<<<<

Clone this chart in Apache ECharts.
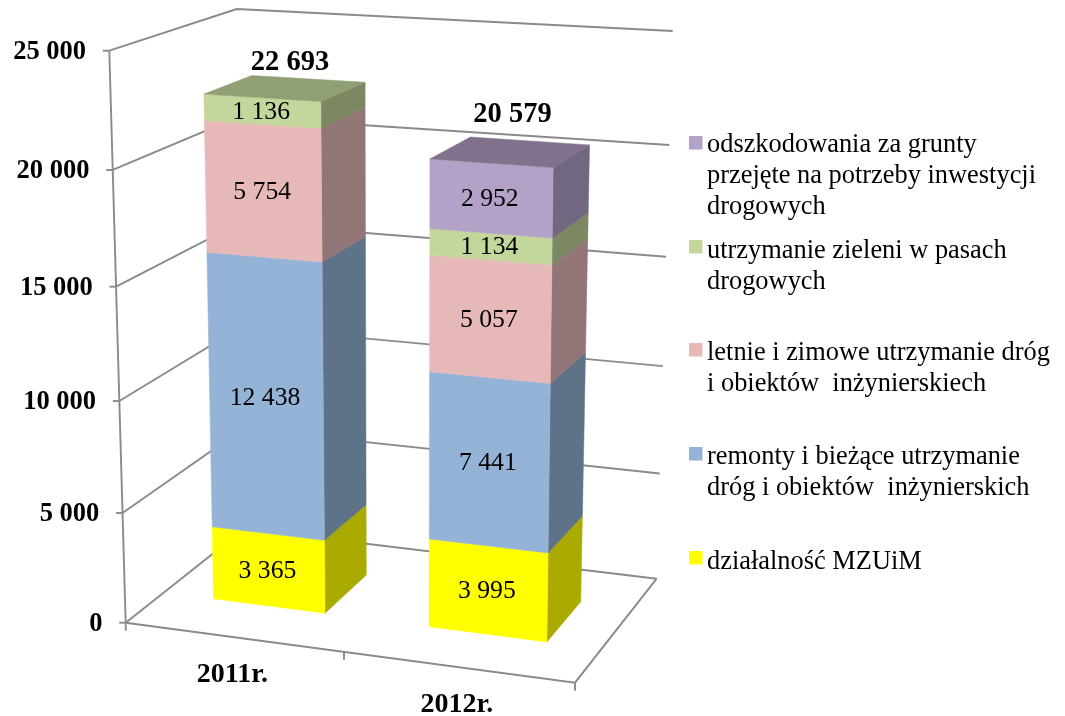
<!DOCTYPE html>
<html><head><meta charset="utf-8">
<style>html,body{margin:0;padding:0;background:#fff}#c{width:1065px;height:716px}</style>
<script src="https://cdn.jsdelivr.net/npm/echarts@6/dist/echarts.min.js"></script>
</head><body><div id="c"></div>
<script>
// ---- data ----
const categories = ['2011r.', '2012r.'];
const dzialalnosc = [3365, 3995];
const remonty = [12438, 7441];
const letnie = [5754, 5057];
const zielen = [1136, 1134];
const odszkodowania = [null, 2952];
const totals = [22693, 20579];
const yTicks = [0, 5000, 10000, 15000, 20000, 25000];
const yTickLabels = ['0', '5 000', '10 000', '15 000', '20 000', '25 000'];
const seriesNames = ['działalność MZUiM', 'remonty i bieżące utrzymanie dróg i obiektów inżynierskich',
  'letnie i zimowe utrzymanie dróg i obiektów inżynierskiech', 'utrzymanie zieleni w pasach drogowych',
  'odszkodowania za grunty przejęte na potrzeby inwestycji drogowych'];
const legendLines = [
  'działalność MZUiM',
  'remonty i bieżące utrzymanie\ndróg i obiektów  inżynierskich',
  'letnie i zimowe utrzymanie dróg\ni obiektów  inżynierskiech',
  'utrzymanie zieleni w pasach\ndrogowych',
  'odszkodowania za grunty\nprzejęte na potrzeby inwestycji\ndrogowych'
];
const seriesValues = [dzialalnosc, remonty, letnie, zielen, odszkodowania];
const colors = ['#FFFF00', '#95B3D7', '#E6B9B8', '#C3D69B', '#B3A2C7'];
const sideColors = ['#AAAA00', '#5E7288', '#927576', '#7C8862', '#726780'];
const topColors = ['#BFBF00', '#70869F', '#AD8B8A', '#919F74', '#80728C'];

// ---- look ----
const AXIS = '#8A8A8A';
const SERIF = '"Liberation Serif", "Times New Roman", serif';
const LABEL_FONT = '25.7px ' + SERIF;
const AXIS_FONT = 'bold 26.5px ' + SERIF;
const CAT_FONT = 'bold 28px ' + SERIF;
const TOTAL_FONT = 'bold 28.5px ' + SERIF;
const LEGEND_FONT = '26.4px ' + SERIF;
const GRID = {left: 100, top: 20, width: 500, height: 600};
const BAR_HALF = 0.131, D0 = 0.304, D1 = 0.696;
const TOTAL_OFFSET = [[-18, -16], [-17, -26]];
const LEGEND_POS = [[689, 551, 707, 547], [689, 447, 707, 441.5], [689, 343, 707, 338], [689, 240, 707, 235.5], [689, 136, 707, 129.5]];

// ---- box perspective: corners of the chart box, homogeneous weights ----
const CORNERS = {
  '000': [125.7, 622.7], '100': [575, 682.7], '001': [244, 529], '101': [656.7, 578.7],
  '010': [109.3, 50.7], '110': [583.2, 79], '011': [236.7, 9], '111': [672.7, 31]
};
const WA = -0.055, WB = -0.0508, WC = 0.095;
function proj(u, v, d) {
  let X = 0, Y = 0, W = 0;
  for (const i of [0, 1]) for (const j of [0, 1]) for (const k of [0, 1]) {
    const b = (i ? u : 1 - u) * (j ? v : 1 - v) * (k ? d : 1 - d);
    const w = 1 + WA * i + WB * j + WC * k;
    const p = CORNERS['' + i + j + k];
    X += b * w * p[0]; Y += b * w * p[1]; W += b * w;
  }
  return [X / W, Y / W];
}
// normalised position from the (hidden) library axes
function norm(api, cat, val) {
  const c = api.coord([cat, val]);
  return [(c[0] - GRID.left) / GRID.width, (GRID.top + GRID.height - c[1]) / GRID.height];
}
const poly = (points, fill) => ({type: 'polygon', shape: {points}, style: {fill, stroke: fill, lineWidth: 0.5}});
const line = (points) => ({type: 'polyline', shape: {points}, style: {stroke: AXIS, lineWidth: 1.9, fill: null}});
const text = (t, x, y, font, align) => ({type: 'text', style: {text: t, x, y, font, fill: '#000', align: align || 'center', verticalAlign: 'middle'}});

function renderFrame(params, api) {
  const ch = [];
  yTicks.forEach((t, i) => {
    const v = norm(api, 0, t)[1];
    const front = proj(0, v, 0), back = proj(0, v, 1), right = proj(1, v, 1);
    ch.push(line([front, back, right]));
    ch.push(line([[front[0] - 6.5, front[1]], front]));
    ch.push(text(yTickLabels[i], front[0] - 23.3, front[1] + 1.5, AXIS_FONT, 'right'));
  });
  ch.push(line([proj(0, 0, 0), proj(0, 1, 0)]));
  ch.push(line([proj(0, 0, 0), proj(1, 0, 0), proj(1, 0, 1)]));
  [0, 0.5, 1].forEach(u => { const p = proj(u, 0, 0); ch.push(line([p, [p[0], p[1] + 8]])); });
  categories.forEach((c, i) => {
    const p = proj(norm(api, i, 0)[0], 0, 0);
    ch.push(text(c, p[0] - 1, p[1] + 38, CAT_FONT));
  });
  return {type: 'group', children: ch};
}

function renderSegment(s) {
  return function (params, api) {
    const cat = api.value(0), start = api.value(1), end = api.value(2);
    if (!(end > start)) return null;
    const a = norm(api, cat, start), b = norm(api, cat, end);
    const u0 = a[0] - BAR_HALF, u1 = a[0] + BAR_HALF, v0 = a[1], v1 = b[1];
    const ch = [
      poly([proj(u1, v0, D0), proj(u1, v0, D1), proj(u1, v1, D1), proj(u1, v1, D0)], sideColors[s]),
      poly([proj(u0, v0, D0), proj(u1, v0, D0), proj(u1, v1, D0), proj(u0, v1, D0)], colors[s])
    ];
    const m = proj(a[0], (v0 + v1) / 2, D0);
    ch.push(text(String(end - start).replace(/(\d)(\d{3})$/, '$1 $2'), m[0] - 1, m[1] + 1, LABEL_FONT));
    if (Math.abs(end - totals[cat]) < 0.5) {
      ch.push(poly([proj(u0, v1, D0), proj(u1, v1, D0), proj(u1, v1, D1), proj(u0, v1, D1)], topColors[s]));
      const tp = proj(a[0], v1, D1);
      ch.push(text(String(totals[cat]).replace(/(\d)(\d{3})$/, '$1 $2'), tp[0] + TOTAL_OFFSET[cat][0], tp[1] + TOTAL_OFFSET[cat][1], TOTAL_FONT));
    }
    return {type: 'group', children: ch};
  };
}

const base = categories.map(() => 0);
const segSeries = seriesValues.map((vals, s) => {
  const data = vals.map((v, i) => {
    const st = base[i]; base[i] += v || 0;
    return [i, st, base[i]];
  });
  return {type: 'custom', name: seriesNames[s], renderItem: renderSegment(s), data, clip: false,
    silent: true, encode: {x: 0, y: [1, 2]}, coordinateSystem: 'cartesian2d'};
});

const legendGraphic = [];
legendLines.forEach((t, i) => {
  const p = LEGEND_POS[i];
  legendGraphic.push({type: 'rect', shape: {x: p[0], y: p[1], width: 13.5, height: 13.5}, style: {fill: colors[i]}});
  legendGraphic.push({type: 'text', style: {text: t, x: p[2], y: p[3], font: LEGEND_FONT, lineHeight: 31, fill: '#000', align: 'left', verticalAlign: 'top'}});
});

const chart = echarts.init(document.getElementById('c'), null, {renderer: 'canvas'});
chart.setOption({
  animation: false,
  backgroundColor: '#fff',
  tooltip: {show: false},
  grid: GRID,
  xAxis: {type: 'category', data: categories, show: false},
  yAxis: {type: 'value', min: 0, max: 25000, interval: 5000, show: false},
  graphic: legendGraphic,
  series: [{type: 'custom', name: 'frame', renderItem: renderFrame, data: [[0, 0]], clip: false, silent: true}].concat(segSeries)
});
</script></body></html>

>>>>

- INSTRUCTION
Please reproduce the listing exactly from its opening line through the line that contains "['#BFBF00', '#70869F', '#AD8B8A', '#919F74', '#80728C'];", both included, with all pictures omitted.

- FINISHED TASK
Clone this chart in Apache ECharts.
<!DOCTYPE html>
<html><head><meta charset="utf-8">
<style>html,body{margin:0;padding:0;background:#fff}#c{width:1065px;height:716px}</style>
<script src="https://cdn.jsdelivr.net/npm/echarts@6/dist/echarts.min.js"></script>
</head><body><div id="c"></div>
<script>
// ---- data ----
const categories = ['2011r.', '2012r.'];
const dzialalnosc = [3365, 3995];
const remonty = [12438, 7441];
const letnie = [5754, 5057];
const zielen = [1136, 1134];
const odszkodowania = [null, 2952];
const totals = [22693, 20579];
const yTicks = [0, 5000, 10000, 15000, 20000, 25000];
const yTickLabels = ['0', '5 000', '10 000', '15 000', '20 000', '25 000'];
const seriesNames = ['działalność MZUiM', 'remonty i bieżące utrzymanie dróg i obiektów inżynierskich',
  'letnie i zimowe utrzymanie dróg i obiektów inżynierskiech', 'utrzymanie zieleni w pasach drogowych',
  'odszkodowania za grunty przejęte na potrzeby inwestycji drogowych'];
const legendLines = [
  'działalność MZUiM',
  'remonty i bieżące utrzymanie\ndróg i obiektów  inżynierskich',
  'letnie i zimowe utrzymanie dróg\ni obiektów  inżynierskiech',
  'utrzymanie zieleni w pasach\ndrogowych',
  'odszkodowania za grunty\nprzejęte na potrzeby inwestycji\ndrogowych'
];
const seriesValues = [dzialalnosc, remonty, letnie, zielen, odszkodowania];
const colors = ['#FFFF00', '#95B3D7', '#E6B9B8', '#C3D69B', '#B3A2C7'];
const sideColors = ['#AAAA00', '#5E7288', '#927576', '#7C8862', '#726780'];
const topColors = ['#BFBF00', '#70869F', '#AD8B8A', '#919F74', '#80728C'];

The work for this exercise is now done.